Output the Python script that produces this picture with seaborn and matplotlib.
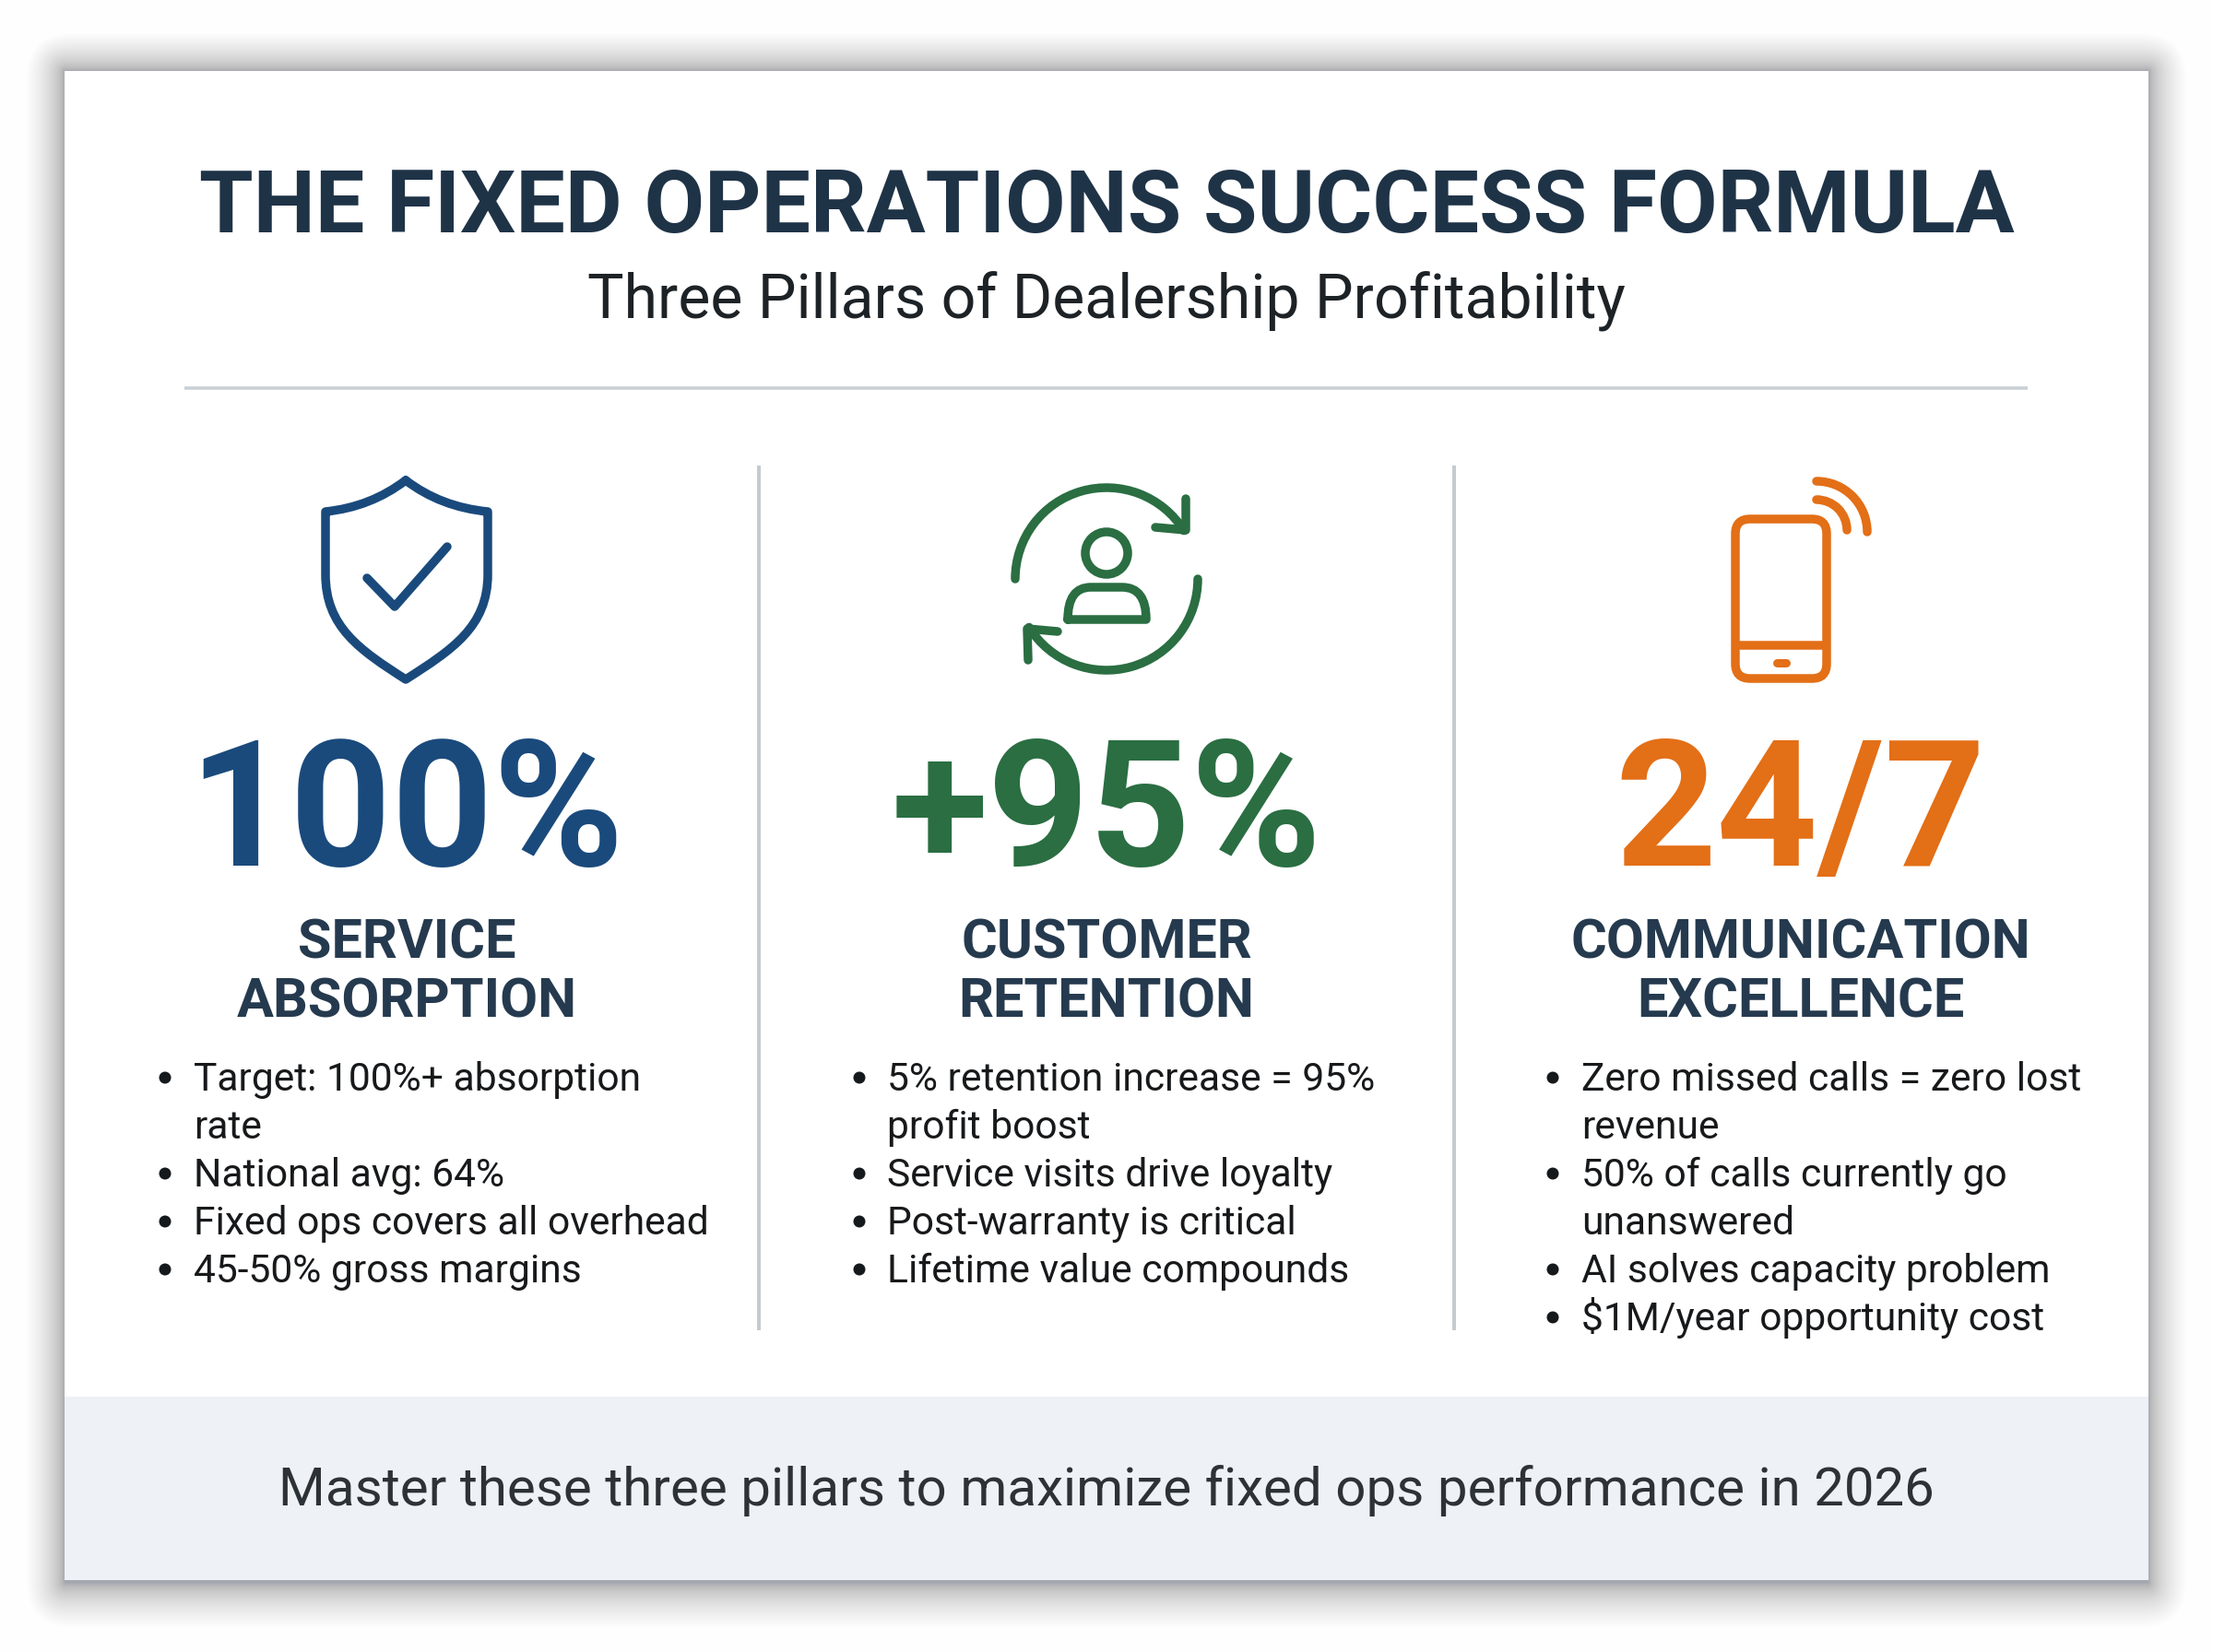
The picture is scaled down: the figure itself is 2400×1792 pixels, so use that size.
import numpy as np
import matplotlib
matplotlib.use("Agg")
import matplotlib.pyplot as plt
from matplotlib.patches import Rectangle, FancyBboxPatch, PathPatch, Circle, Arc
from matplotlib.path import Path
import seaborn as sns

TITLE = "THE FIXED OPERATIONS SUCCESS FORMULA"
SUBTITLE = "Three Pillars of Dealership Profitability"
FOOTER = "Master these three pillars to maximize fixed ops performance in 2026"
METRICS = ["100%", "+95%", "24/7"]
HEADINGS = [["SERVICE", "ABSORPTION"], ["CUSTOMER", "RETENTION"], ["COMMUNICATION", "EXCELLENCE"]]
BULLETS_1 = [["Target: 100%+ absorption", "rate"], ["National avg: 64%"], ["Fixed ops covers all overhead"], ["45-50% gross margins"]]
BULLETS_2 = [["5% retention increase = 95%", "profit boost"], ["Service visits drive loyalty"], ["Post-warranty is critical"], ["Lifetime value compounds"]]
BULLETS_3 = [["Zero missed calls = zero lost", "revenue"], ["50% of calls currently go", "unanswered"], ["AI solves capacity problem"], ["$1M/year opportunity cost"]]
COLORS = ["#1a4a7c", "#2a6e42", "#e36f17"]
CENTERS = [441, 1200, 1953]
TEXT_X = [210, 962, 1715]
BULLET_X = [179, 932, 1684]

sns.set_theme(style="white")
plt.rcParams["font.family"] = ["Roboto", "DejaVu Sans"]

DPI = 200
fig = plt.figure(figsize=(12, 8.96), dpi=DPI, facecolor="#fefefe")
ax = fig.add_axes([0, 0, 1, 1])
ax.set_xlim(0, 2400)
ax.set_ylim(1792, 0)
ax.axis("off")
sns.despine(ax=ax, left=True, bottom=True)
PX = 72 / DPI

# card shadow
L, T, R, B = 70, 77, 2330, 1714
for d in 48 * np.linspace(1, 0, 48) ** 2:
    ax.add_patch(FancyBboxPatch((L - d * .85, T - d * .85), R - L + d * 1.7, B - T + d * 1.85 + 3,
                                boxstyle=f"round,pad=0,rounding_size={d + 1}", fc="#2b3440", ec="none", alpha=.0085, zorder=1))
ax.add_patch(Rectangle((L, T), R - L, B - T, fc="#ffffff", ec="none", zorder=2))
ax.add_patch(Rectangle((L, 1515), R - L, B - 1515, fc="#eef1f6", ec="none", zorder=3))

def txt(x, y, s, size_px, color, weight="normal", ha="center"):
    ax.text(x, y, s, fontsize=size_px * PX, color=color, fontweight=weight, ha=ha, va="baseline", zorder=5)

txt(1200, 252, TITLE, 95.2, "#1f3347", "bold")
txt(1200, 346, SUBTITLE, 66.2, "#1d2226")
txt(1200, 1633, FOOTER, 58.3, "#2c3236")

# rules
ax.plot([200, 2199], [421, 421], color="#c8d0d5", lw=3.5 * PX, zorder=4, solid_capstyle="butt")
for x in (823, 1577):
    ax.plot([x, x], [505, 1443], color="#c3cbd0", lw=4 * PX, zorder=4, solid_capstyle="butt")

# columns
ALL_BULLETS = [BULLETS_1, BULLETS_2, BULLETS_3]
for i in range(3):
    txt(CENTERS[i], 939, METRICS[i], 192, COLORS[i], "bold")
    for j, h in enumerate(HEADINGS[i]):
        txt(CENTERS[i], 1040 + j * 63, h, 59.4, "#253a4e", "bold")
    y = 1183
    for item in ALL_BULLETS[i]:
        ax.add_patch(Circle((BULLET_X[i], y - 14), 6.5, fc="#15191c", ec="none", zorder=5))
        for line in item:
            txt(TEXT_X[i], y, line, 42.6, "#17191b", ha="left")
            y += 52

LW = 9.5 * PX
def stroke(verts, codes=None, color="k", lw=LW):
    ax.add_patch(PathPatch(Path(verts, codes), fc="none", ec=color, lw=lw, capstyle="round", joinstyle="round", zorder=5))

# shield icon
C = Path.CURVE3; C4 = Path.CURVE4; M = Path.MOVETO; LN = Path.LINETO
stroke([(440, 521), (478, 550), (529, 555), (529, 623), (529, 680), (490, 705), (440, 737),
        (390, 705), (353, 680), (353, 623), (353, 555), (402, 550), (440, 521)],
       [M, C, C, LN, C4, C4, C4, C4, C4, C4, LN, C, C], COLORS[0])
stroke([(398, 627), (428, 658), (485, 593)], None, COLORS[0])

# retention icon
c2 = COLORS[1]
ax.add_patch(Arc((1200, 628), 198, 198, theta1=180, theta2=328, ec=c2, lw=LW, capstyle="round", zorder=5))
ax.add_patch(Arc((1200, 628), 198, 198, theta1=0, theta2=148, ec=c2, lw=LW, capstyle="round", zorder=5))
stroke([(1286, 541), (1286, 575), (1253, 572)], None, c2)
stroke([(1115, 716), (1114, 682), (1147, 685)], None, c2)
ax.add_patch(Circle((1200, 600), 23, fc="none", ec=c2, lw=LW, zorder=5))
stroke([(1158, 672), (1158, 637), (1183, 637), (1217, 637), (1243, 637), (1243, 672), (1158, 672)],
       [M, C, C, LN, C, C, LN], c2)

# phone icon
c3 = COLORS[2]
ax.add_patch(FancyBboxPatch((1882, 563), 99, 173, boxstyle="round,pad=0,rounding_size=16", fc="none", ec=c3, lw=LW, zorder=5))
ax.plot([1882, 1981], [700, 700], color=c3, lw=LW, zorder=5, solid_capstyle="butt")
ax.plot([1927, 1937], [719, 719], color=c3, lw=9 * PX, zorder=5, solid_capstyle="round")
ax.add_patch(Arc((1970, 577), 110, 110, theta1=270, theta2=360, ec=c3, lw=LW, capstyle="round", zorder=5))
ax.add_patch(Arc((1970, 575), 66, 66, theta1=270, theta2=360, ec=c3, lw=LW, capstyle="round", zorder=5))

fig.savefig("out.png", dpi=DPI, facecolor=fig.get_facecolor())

▸ Problem to work on: Begin at the first line of the data above and repeat each line exactly, stopping after the line containing "import seaborn as sns". Omit the pictures.

▸ Exercise response:
Output the Python script that produces this picture with seaborn and matplotlib.
The picture is scaled down: the figure itself is 2400×1792 pixels, so use that size.
import numpy as np
import matplotlib
matplotlib.use("Agg")
import matplotlib.pyplot as plt
from matplotlib.patches import Rectangle, FancyBboxPatch, PathPatch, Circle, Arc
from matplotlib.path import Path
import seaborn as sns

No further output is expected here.